The logjam wasn’t the only issue. Rosenberg also announced that this was, “the most international festival we have ever produced. We are truly bringing you the world’s best.” Indeed, the three companies represented on the program were all foreign, hailing from Canada, the Netherlands, and Argentina. Many of the dancers were from other countries yet, like Olga Smirnova (Russia) and Jacopo Tissi (Italy), massive stars who defected from the Bolshoi in protest of the Russian invasion of Ukraine. Rosenberg spoke with pride, but after Donald Trump kicked off the UN week with a speech about the failure of open borders, it was hard to feel anything other than dread. Multicultural events like this are currently at risk.
Ballet BC, based in Vancouver, opened the program with the NY premiere of Bobbi Jene Smith and Or Schraiber’s “Obsidian,” which was very much a “world’s best” showcase. It was the best Smith and Schraiber piece I’ve seen, with a terrific cast and a fabulously folksy piano score—by George Gurdjieff and Thomas de Hartmann—played beautifully onstage by Perri Lo. Smith and Schraiber’s vocabulary consisted of finnicky gestures, violent layouts, sensual floorwork, and tense ballroom holds, as usual. In many of their works, the choreography gets so specifically gestural that it becomes impenetrable. In “Obsidian,” however, the hand jives were well integrated and they suited the peasant themes in the score—which included song titles like “Kurd Shepherd Dance,” “Song of the Fisherwomen” and “Struggle of the Magicians.”
Trios held hands high and performed riffs on the hora. There were traditional heel digs, thigh slaps, and grapevines. But there were also quirkier moves, like a dance for two men—Joziah German and Orlando Harbutt, both excellent—in which they audibly brushed their hands against each other’s shoulders, legs, backs. This interesting duet, set to a laid-back march, was half affectionate and half combative. Some of their brushoffs and blocking moves resembling taekwondo. Eduardo Jimenez Cabrera, wearing a suit, entered and joined hands with them in a huge frog leap that sank to the floor and back up smoothly. It was wonderfully arresting. Later, Cabrera ditched his jacket and performed a snaky, nonstop solo. But he could be sharp when he wanted to be, as when he aggressively grabbed his crotch to hoist himself off the floor in a seated pike.

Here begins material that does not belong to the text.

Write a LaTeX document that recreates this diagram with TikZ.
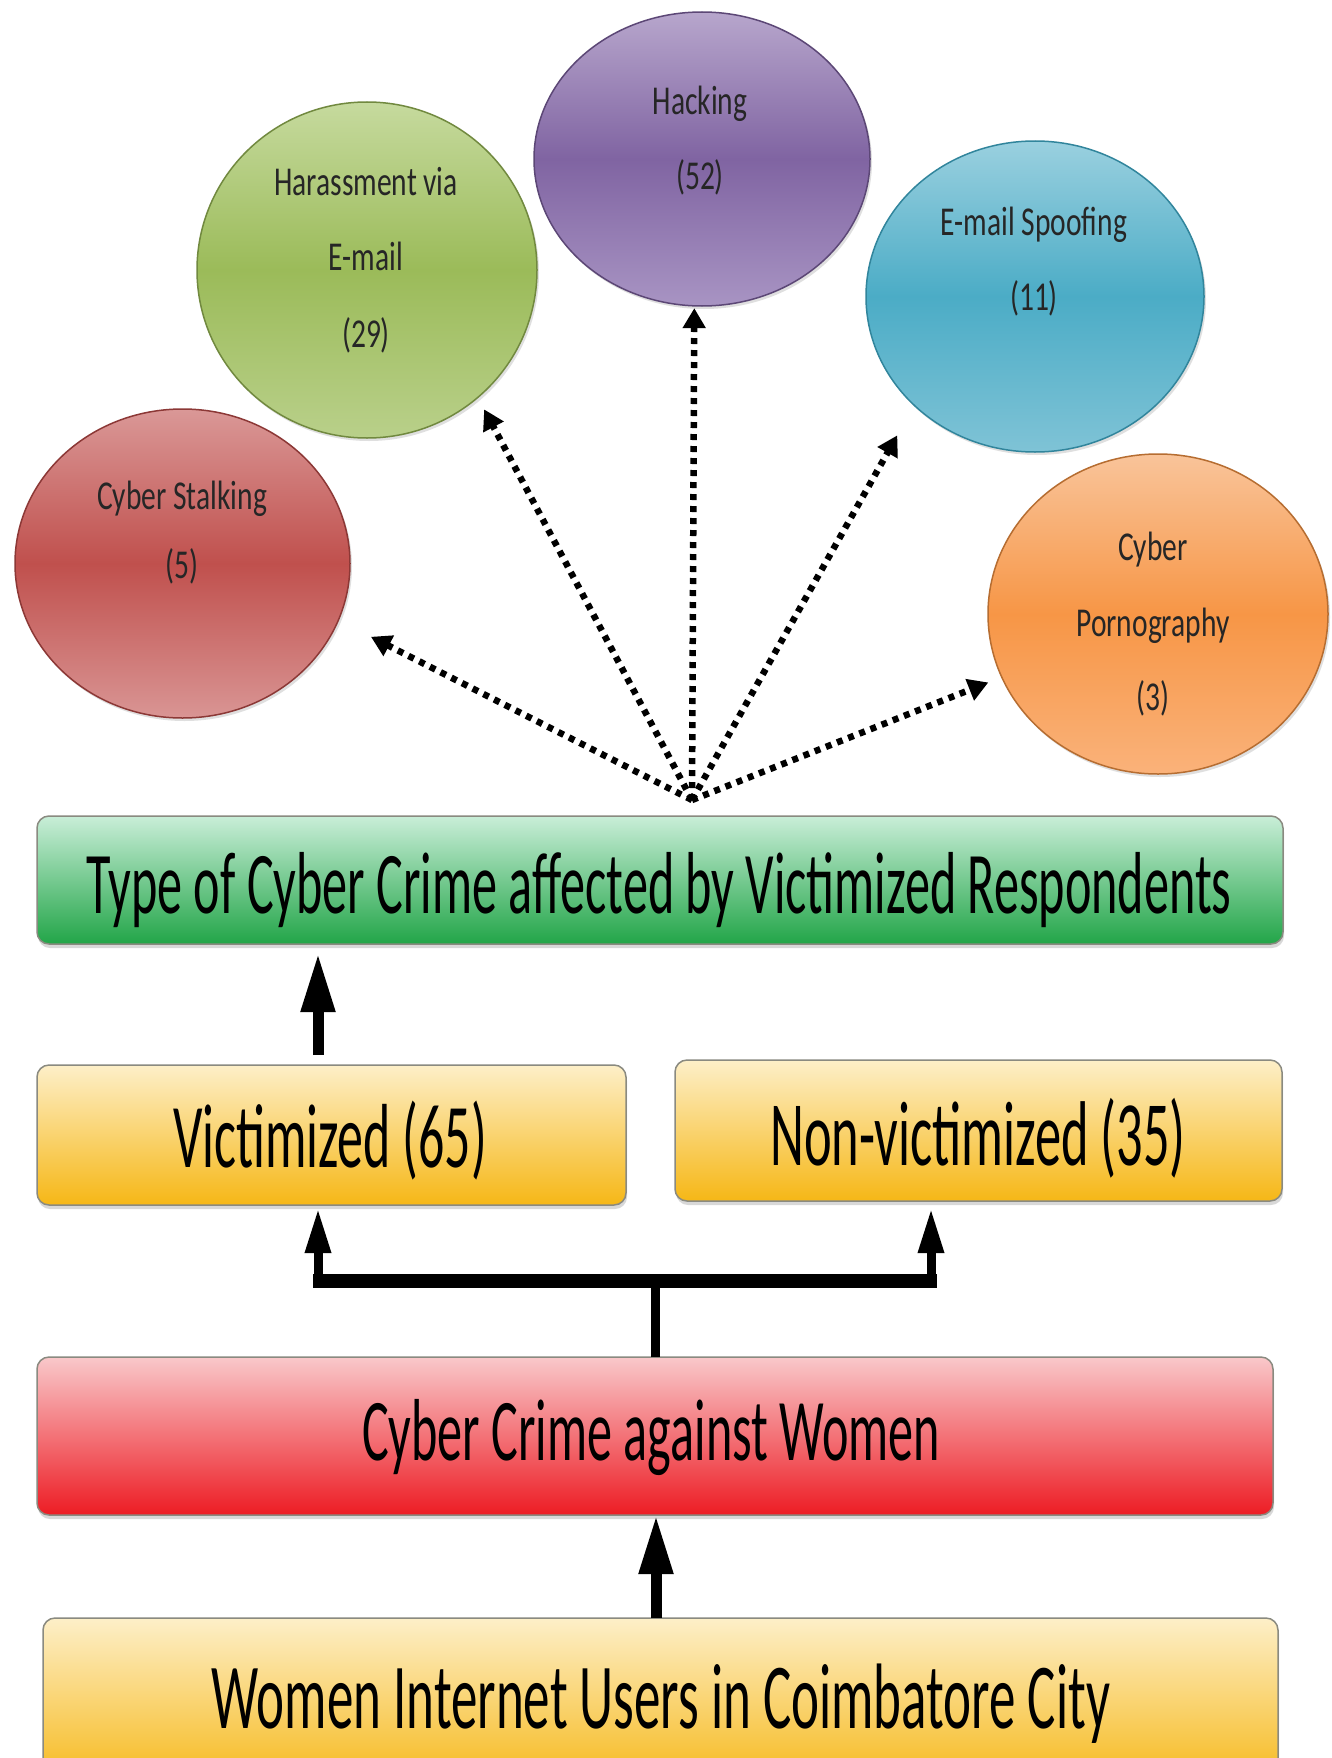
\documentclass[tikz,border=0pt]{standalone}
\usepackage{fontspec}
\newfontfamily\bigfont[FakeStretch=0.57]{Carlito}
\newfontfamily\smallfont[FakeStretch=0.72]{Carlito}
\usetikzlibrary{arrows.meta,shapes.geometric,shadows}

\definecolor{stalkTop}{HTML}{DA9897}
\definecolor{stalkMid}{HTML}{C0504D}
\definecolor{stalkBot}{HTML}{D99594}
\definecolor{stalkLine}{HTML}{8C3836}
\definecolor{harTop}{HTML}{C6DA9E}
\definecolor{harMid}{HTML}{9BBB59}
\definecolor{harBot}{HTML}{B9D08A}
\definecolor{harLine}{HTML}{71893F}
\definecolor{hackTop}{HTML}{B7A6CC}
\definecolor{hackMid}{HTML}{8064A2}
\definecolor{hackBot}{HTML}{A894C3}
\definecolor{hackLine}{HTML}{5C4776}
\definecolor{spoofTop}{HTML}{9AD0DF}
\definecolor{spoofMid}{HTML}{4BACC6}
\definecolor{spoofBot}{HTML}{7FC3D6}
\definecolor{spoofLine}{HTML}{31859C}
\definecolor{pornTop}{HTML}{F9C49A}
\definecolor{pornMid}{HTML}{F79646}
\definecolor{pornBot}{HTML}{FAB27A}
\definecolor{pornLine}{HTML}{B66D31}
\definecolor{greenTop}{HTML}{C9EED8}
\definecolor{greenBot}{HTML}{22A548}
\definecolor{yelTop}{HTML}{FDEFC8}
\definecolor{yelBot}{HTML}{F6B716}
\definecolor{redTop}{HTML}{F9C8CA}
\definecolor{redBot}{HTML}{ED1C24}
\definecolor{boxLine}{HTML}{8A8A80}

\begin{document}
\begin{tikzpicture}[x=1pt,y=-1pt,
  ell/.style={ellipse, line width=1.5pt, inner sep=0pt, outer sep=0pt,
    drop shadow={shadow xshift=2pt, shadow yshift=-3pt, opacity=0.25}},
  box/.style={rectangle, rounded corners=12pt, draw=boxLine, line width=1.5pt,
    inner sep=0pt, outer sep=0pt,
    drop shadow={shadow xshift=1pt, shadow yshift=-4pt, opacity=0.3}},
  yelbox/.style={box, top color=yelTop, bottom color=yelBot},
  bigtxt/.style={anchor=base, inner sep=0pt, text=black,
    font=\bigfont\fontsize{88}{100}\selectfont},
  smalltxt/.style={anchor=base, inner sep=0pt, text=black!85,
    font=\smallfont\fontsize{41}{48}\selectfont},
  bigarr/.style={line width=11pt, -{Triangle[length=59pt,width=32pt]}},
  smallarr/.style={line width=9pt, -{Triangle[length=45pt,width=24pt]}},
  stemline/.style={line width=9pt},
  barline/.style={line width=14pt},
  dotarr/.style={line width=6.5pt, dash pattern=on 6pt off 6pt,
    -{Triangle[length=20pt,width=22pt]}}
]
\useasboundingbox (0,0) rectangle (1331,1758);
\clip (0,0) rectangle (1331,1758);
\fill[white] (0,0) rectangle (1331,1758);

% ellipses
\node[ell, draw=stalkLine, top color=stalkTop, bottom color=stalkBot, middle color=stalkMid,
  minimum width=335pt, minimum height=309pt] (stalk) at (182.5,563.5) {};
\node[ell, draw=harLine, top color=harTop, bottom color=harBot, middle color=harMid,
  minimum width=340pt, minimum height=336pt] (harass) at (367,270) {};
\node[ell, draw=hackLine, top color=hackTop, bottom color=hackBot, middle color=hackMid,
  minimum width=336pt, minimum height=294pt] (hack) at (702,159) {};
\node[ell, draw=spoofLine, top color=spoofTop, bottom color=spoofBot, middle color=spoofMid,
  minimum width=338pt, minimum height=311pt] (spoof) at (1035,296.5) {};
\node[ell, draw=pornLine, top color=pornTop, bottom color=pornBot, middle color=pornMid,
  minimum width=340pt, minimum height=320pt] (porn) at (1158,614) {};

% ellipse texts
\node[smalltxt] (stalkA) at (182,509) {Cyber Stalking};
\node[smalltxt] (stalkB) at (182,578) {(5)};
\node[smalltxt] (harassA) at (366,195) {Harassment via};
\node[smalltxt] (harassB) at (366,270) {E-mail};
\node[smalltxt] (harassC) at (366,347) {(29)};
\node[smalltxt] (hackA) at (700,114) {Hacking};
\node[smalltxt] (hackB) at (700,189) {(52)};
\node[smalltxt] (spoofA) at (1034,235) {E-mail Spoofing};
\node[smalltxt] (spoofB) at (1034,310) {(11)};
\node[smalltxt] (pornA) at (1153,560) {Cyber};
\node[smalltxt] (pornB) at (1153,636) {Pornography};
\node[smalltxt] (pornC) at (1153,710) {(3)};

% boxes
\node[box, top color=greenTop, bottom color=greenBot,
  minimum width=1246pt, minimum height=128pt] (green) at (660,880) {};
\node[yelbox, minimum width=589pt, minimum height=140pt] (victim) at (331.5,1135) {};
\node[yelbox, minimum width=607pt, minimum height=141pt] (nonvictim) at (978.5,1130.5) {};
\node[box, top color=redTop, bottom color=redBot,
  minimum width=1236pt, minimum height=158pt] (red) at (655,1436) {};
\node[yelbox, minimum width=1235pt, minimum height=172pt] (women) at (660.5,1704) {};

% box texts
\node[bigtxt] (greenT) at (659,913) {Type of Cyber Crime affected by Victimized Respondents};
\node[bigtxt, font=\bigfont\fontsize{91}{100}\selectfont] (victimT) at (330,1167) {Victimized (65)};
\node[bigtxt, font=\bigfont\fontsize{92}{100}\selectfont] (nonvictimT) at (978,1165) {Non-victimized (35)};
\node[bigtxt] (redT) at (651,1460) {Cyber Crime against Women};
\node[bigtxt, font=\bigfont\fontsize{93}{100}\selectfont] (womenT) at (661,1728) {Women Internet Users in Coimbatore City};

% dotted arrows
\coordinate (hub) at (692,800);
\draw[dotarr, shorten >=36.6pt] (hub) -- (stalk.-20.9);
\draw[dotarr, shorten >=13.5pt] (hub) -- (harass.-49.5);
\draw[dotarr, shorten >=2.3pt] (hub) -- (hack.-93.9);
\draw[dotarr, shorten >=34.5pt] (hub) -- (spoof.-138.2);
\draw[dotarr, shorten >=14.5pt] (hub) -- (porn.-158.2);

% solid arrows
\draw[bigarr, shorten <=10pt, shorten >=9pt]
  ([xshift=-13.5pt]victim.north) -- ([xshift=-13.5pt]victim.north |- green.south);
\draw[bigarr] ([xshift=-4.5pt]women.north) -- ([xshift=-4.5pt]women.north |- red.south);

\coordinate (fork) at (655,1281);
\coordinate (forkL) at (318,1281);
\coordinate (forkR) at (931,1281);
\draw[stemline] (red.north) -- (fork);
\draw[barline] ([xshift=-5pt]forkL) -- ([xshift=6pt]forkR);
\draw[smallarr, shorten >=3pt] (forkL) -- (forkL |- victim.south);
\draw[smallarr, shorten >=7pt] (forkR) -- (forkR |- nonvictim.south);
\end{tikzpicture}
\end{document}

An emotional, flinging pas de deux for Vivian Ruiz and Harbutt opened the work. Ruiz lovingly caressed Harbutt’s butt before yanking his leg so hard he was pulled up from the ground. At the end, they circled their pelvises while joined at the hipbones. Then they drifted apart while still gyrating. Stellar performers both, they sold the idea of a relationship that was more of a physical addiction than a spiritual connection. This pas and a few other sexually raw, but wry, moments reminded me of Pina Bausch, as did the casual separates and simple dresses (also by Smith and Schraiber) and the social interactions in silence.